YOUR GOAL
Would you return the run of lines that starts at the one with "Reproduce this chart with Altair." and ends at the one with "a_inter_err = [0.021, 0.021, 0.020]", ends included, exactly as written and without the images?

Stored items
↓↓↓
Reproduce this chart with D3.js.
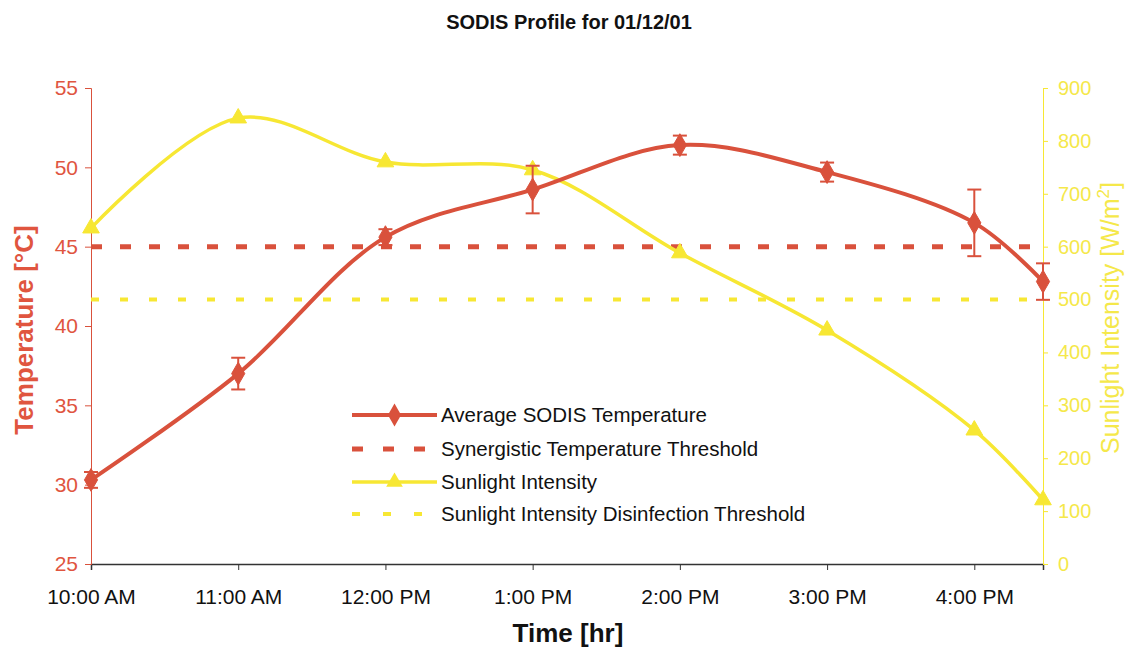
<!DOCTYPE html>
<html>
<head>
<meta charset="utf-8">
<script src="https://cdn.jsdelivr.net/npm/d3@7"></script>
<style>
  html, body { margin: 0; padding: 0; background: #fff; }
  svg { display: block; font-family: "Liberation Sans", Arial, sans-serif; }
</style>
</head>
<body>
<svg id="chart" width="1130" height="647"></svg>
<script>
// Measurement times (24h clock) and readings
const times = ["10:00", "11:00", "12:00", "13:00", "14:00", "15:00", "16:00", "16:28"];
const avgTemp = [30.3, 37.0, 45.6, 48.6, 51.4, 49.7, 46.5, 42.8];
const tempErr = [0.5, 1.0, 0.5, 1.5, 0.6, 0.6, 2.1, 1.15];
const sunlight = [635, 843, 760, 745, 588, 442, 253, 121];
const tempThreshold = 45;
const sunThreshold = 500;

const tickTimes = ["10:00", "11:00", "12:00", "13:00", "14:00", "15:00", "16:00"];
const tickLabels = ["10:00 AM", "11:00 AM", "12:00 PM", "1:00 PM", "2:00 PM", "3:00 PM", "4:00 PM"];
const tempTicks = [25, 30, 35, 40, 45, 50, 55];
const sunTicks = [0, 100, 200, 300, 400, 500, 600, 700, 800, 900];
const legendItems = [
  "Average SODIS Temperature",
  "Synergistic Temperature Threshold",
  "Sunlight Intensity",
  "Sunlight Intensity Disinfection Threshold"
];

const RED = "#d9513c";
const RED_TEXT = "#e0553f";
const YELLOW = "#f7e733";
const YELLOW_TEXT = "#f5e84a";

const toHours = s => { const [h, m] = s.split(":").map(Number); return h + m / 60; };

const svg = d3.select("#chart");
const plotL = 91, plotR = 1043, plotT = 88, plotB = 564;

const x = d3.scaleLinear().domain([toHours(times[0]), toHours(times[times.length - 1])]).range([plotL, plotR]);
const yT = d3.scaleLinear().domain([25, 55]).range([plotB, plotT]);
const yS = d3.scaleLinear().domain([0, 900]).range([plotB, plotT]);

// Title
svg.append("text").attr("x", 569).attr("y", 29).attr("text-anchor", "middle")
  .attr("font-size", 20).attr("font-weight", "bold").attr("fill", "#111")
  .text("SODIS Profile for 01/12/01");

// Axes
const xAxis = svg.append("g").attr("transform", `translate(0,${plotB})`)
  .call(d3.axisBottom(x).tickValues(tickTimes.map(toHours))
    .tickFormat((d, i) => tickLabels[i]).tickSizeOuter(0).tickSize(6).tickPadding(19));
xAxis.select(".domain").attr("stroke", "#333").attr("stroke-width", 1.5);
xAxis.selectAll(".tick line").attr("stroke", "#333");
xAxis.selectAll("text").attr("font-size", 21).attr("fill", "#111");

const lAxis = svg.append("g").attr("transform", `translate(${plotL},0)`)
  .call(d3.axisLeft(yT).tickValues(tempTicks).tickSizeOuter(0).tickSize(6).tickPadding(7));
lAxis.select(".domain").attr("stroke", RED).attr("stroke-width", 1);
lAxis.selectAll(".tick line").attr("stroke", RED);
lAxis.selectAll("text").attr("font-size", 21).attr("fill", RED_TEXT);

const rAxis = svg.append("g").attr("transform", `translate(${plotR},0)`)
  .call(d3.axisRight(yS).tickValues(sunTicks).tickSizeOuter(0).tickSize(5).tickPadding(10));
rAxis.select(".domain").attr("stroke", YELLOW).attr("stroke-width", 1);
rAxis.selectAll(".tick line").attr("stroke", YELLOW);
rAxis.selectAll("text").attr("font-size", 20).attr("fill", YELLOW_TEXT);

// Axis titles
svg.append("text").attr("transform", "translate(33,330) rotate(-90)").attr("text-anchor", "middle")
  .attr("font-size", 26).attr("font-weight", "bold").attr("fill", RED_TEXT).text("Temperature [°C]");
const rTitle = svg.append("text").attr("transform", "translate(1119,318) rotate(-90)").attr("text-anchor", "middle")
  .attr("font-size", 25).attr("fill", YELLOW_TEXT);
rTitle.append("tspan").text("Sunlight Intensity [W/m");
rTitle.append("tspan").attr("dy", -10).attr("font-size", 17).text("2");
rTitle.append("tspan").attr("dy", 10).text("]");
svg.append("text").attr("x", 568).attr("y", 642).attr("text-anchor", "middle")
  .attr("font-size", 26).attr("font-weight", "bold").attr("fill", "#111").text("Time [hr]");

// Threshold lines
svg.append("line").attr("x1", plotL).attr("x2", plotR).attr("y1", yT(tempThreshold)).attr("y2", yT(tempThreshold))
  .attr("stroke", RED).attr("stroke-width", 5).attr("stroke-dasharray", "11,18");
svg.append("line").attr("x1", plotL).attr("x2", plotR).attr("y1", yS(sunThreshold)).attr("y2", yS(sunThreshold))
  .attr("stroke", YELLOW).attr("stroke-width", 4).attr("stroke-dasharray", "8,21");

const tempData = times.map((t, i) => ({ t: toHours(t), v: avgTemp[i], e: tempErr[i] }));
const sunData = times.map((t, i) => ({ t: toHours(t), v: sunlight[i] }));

const curve = d3.curveCatmullRom.alpha(0.5);

// Sunlight series
svg.append("path").datum(sunData)
  .attr("d", d3.line().x(d => x(d.t)).y(d => yS(d.v)).curve(curve))
  .attr("fill", "none").attr("stroke", YELLOW).attr("stroke-width", 3.5);
const triangle = d3.symbol().type(d3.symbolTriangle).size(120);
svg.selectAll(".sun-pt").data(sunData).join("path").attr("class", "sun-pt")
  .attr("d", triangle).attr("transform", d => `translate(${x(d.t)},${yS(d.v)})`)
  .attr("fill", YELLOW).attr("stroke", YELLOW).attr("stroke-width", 1);

// Temperature series with error bars
svg.append("path").datum(tempData)
  .attr("d", d3.line().x(d => x(d.t)).y(d => yT(d.v)).curve(curve))
  .attr("fill", "none").attr("stroke", RED).attr("stroke-width", 4);
const eb = svg.selectAll(".err").data(tempData).join("g").attr("class", "err")
  .attr("stroke", RED).attr("stroke-width", 2);
eb.append("line").attr("x1", d => x(d.t)).attr("x2", d => x(d.t))
  .attr("y1", d => yT(d.v + d.e)).attr("y2", d => yT(d.v - d.e));
eb.append("line").attr("x1", d => x(d.t) - 7).attr("x2", d => x(d.t) + 7)
  .attr("y1", d => yT(d.v + d.e)).attr("y2", d => yT(d.v + d.e));
eb.append("line").attr("x1", d => x(d.t) - 7).attr("x2", d => x(d.t) + 7)
  .attr("y1", d => yT(d.v - d.e)).attr("y2", d => yT(d.v - d.e));
const diamond = d3.symbol().type(d3.symbolDiamond).size(150);
svg.selectAll(".temp-pt").data(tempData).join("path").attr("class", "temp-pt")
  .attr("d", diamond).attr("transform", d => `translate(${x(d.t)},${yT(d.v)})`)
  .attr("fill", RED).attr("stroke", RED).attr("stroke-width", 1);

// Legend
const lg = svg.append("g");
const lx0 = 352, lx1 = 437, ltx = 441;
const rowsY = [415, 449, 482, 514];
legendItems.forEach((label, i) => {
  const y = rowsY[i];
  const color = i < 2 ? RED : YELLOW;
  const dashed = i % 2 === 1;
  lg.append("line").attr("x1", lx0).attr("x2", lx1).attr("y1", y).attr("y2", y)
    .attr("stroke", color).attr("stroke-width", i === 0 ? 4 : i === 1 ? 5 : i === 2 ? 3.5 : 4)
    .attr("stroke-dasharray", dashed ? (i === 1 ? "11,20" : "8,23") : null);
  if (i === 0) lg.append("path").attr("d", diamond).attr("transform", `translate(${(lx0 + lx1) / 2},${y})`).attr("fill", RED);
  if (i === 2) lg.append("path").attr("d", triangle).attr("transform", `translate(${(lx0 + lx1) / 2},${y})`).attr("fill", YELLOW);
  lg.append("text").attr("x", ltx).attr("y", y).attr("dy", "0.35em")
    .attr("font-size", 20.5).attr("fill", "#111").text(label);
});
</script>
</body>
</html>
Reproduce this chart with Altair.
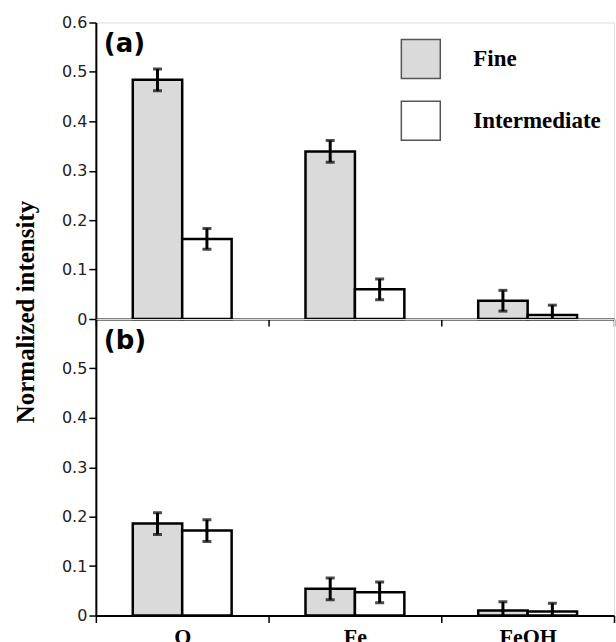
import altair as alt
import pandas as pd

categories = ["O", "Fe", "FeOH"]
series = ["Fine", "Intermediate"]

a_fine = [0.484, 0.339, 0.037]
a_inter = [0.162, 0.060, 0.008]
a_fine_err = [0.022, 0.022, 0.021]
a_inter_err = [0.021, 0.021, 0.020]

b_fine = [0.186, 0.054, 0.010]
b_inter = [0.172, 0.047, 0.008]
b_fine_err = [0.022, 0.022, 0.018]
b_inter_err = [0.022, 0.021, 0.017]

y_ticks_a = [0, 0.1, 0.2, 0.3, 0.4, 0.5, 0.6]
y_ticks_b = [0, 0.1, 0.2, 0.3, 0.4, 0.5]


def make_df(fine, inter, fe, ie):
    rows = []
    for i, c in enumerate(categories):
        rows.append(dict(category=c, series="Fine", value=fine[i],
                         lo=fine[i] - fe[i], hi=fine[i] + fe[i]))
        rows.append(dict(category=c, series="Intermediate", value=inter[i],
                         lo=inter[i] - ie[i], hi=inter[i] + ie[i]))
    return pd.DataFrame(rows)


W, H = 519, 297
SERIF = "Liberation Serif"
SANS = "DejaVu Sans"


def panel(df, label, show_labels, y_values, show_legend):
    x = alt.X("category:N", sort=categories,
              scale=alt.Scale(paddingInner=0, paddingOuter=0),
              axis=alt.Axis(title=None, labels=show_labels, tickBand="extent",
                            ticks=True, tickSize=7, tickColor="black", tickWidth=1.5,
                            domainColor="black", domainWidth=2,
                            labelFont=SERIF, labelFontWeight="bold", labelFontSize=22,
                            labelColor="black", labelAngle=0, labelPadding=4))
    xo = alt.XOffset("series:N", sort=series,
                     scale=alt.Scale(paddingOuter=0.747, paddingInner=0))
    y_axis = alt.Axis(title=None, values=y_values, format="~g", grid=False,
                      tickSize=7, tickColor="black", tickWidth=1.5,
                      domainColor="black", domainWidth=2,
                      labelFont=SANS, labelFontSize=16, labelColor="#222",
                      labelPadding=2)
    yscale = alt.Scale(domain=[0, 0.6], nice=False)
    if show_legend:
        leg = alt.Legend(title=None, orient="none", legendX=305, legendY=16,
                         symbolType="square", symbolSize=1521,
                         symbolStrokeColor="#555", symbolStrokeWidth=1.5,
                         labelFont=SERIF, labelFontWeight="bold", labelFontSize=23,
                         labelColor="black", labelOffset=32, rowPadding=17,
                         padding=0)
    else:
        leg = None
    color = alt.Color("series:N", sort=series,
                      scale=alt.Scale(domain=series, range=["#dadada", "white"]),
                      legend=leg)

    base = alt.Chart(df)
    bars = base.mark_bar(stroke="black", strokeWidth=2.5).encode(
        x=x, xOffset=xo, y=alt.Y("value:Q", scale=yscale, axis=y_axis), color=color)
    rule = base.mark_rule(color="black", strokeWidth=3, clip=True).encode(
        x=x, xOffset=xo, y="lo:Q", y2="hi:Q")
    tlo = base.mark_tick(color="black", thickness=3, size=9, clip=True).encode(
        x=x, xOffset=xo, y="lo:Q")
    thi = base.mark_tick(color="black", thickness=3, size=9, clip=True).encode(
        x=x, xOffset=xo, y="hi:Q")
    txt = alt.Chart(pd.DataFrame({"t": [label]})).mark_text(
        font="DejaVu Sans", fontWeight="bold", fontSize=26,
        align="left", baseline="top", color="black").encode(
        text="t:N", x=alt.value(8), y=alt.value(9))
    return alt.layer(bars, rule, tlo, thi, txt).properties(width=W, height=H)


pa = panel(make_df(a_fine, a_inter, a_fine_err, a_inter_err), "(a)", False, y_ticks_a, True)
pb = panel(make_df(b_fine, b_inter, b_fine_err, b_inter_err), "(b)", True, y_ticks_b, False)

chart = alt.vconcat(pa, pb, spacing=0, bounds="flush").resolve_legend(color="independent").properties(
    title=alt.TitleParams("Normalized intensity", orient="left", anchor="middle",
                          font=SERIF, fontWeight="bold", fontSize=25, color="black",
                          offset=22, dx=19),
    padding={"left": 14, "top": 13, "right": 0, "bottom": 0},
).configure_view(stroke="black", strokeWidth=2).configure(background="white")

chart.save("out.html", embed_options={"renderer": "svg", "actions": False})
↑↑↑
ANSWER TO THE EXERCISE
Reproduce this chart with Altair.
import altair as alt
import pandas as pd

categories = ["O", "Fe", "FeOH"]
series = ["Fine", "Intermediate"]

a_fine = [0.484, 0.339, 0.037]
a_inter = [0.162, 0.060, 0.008]
a_fine_err = [0.022, 0.022, 0.021]
a_inter_err = [0.021, 0.021, 0.020]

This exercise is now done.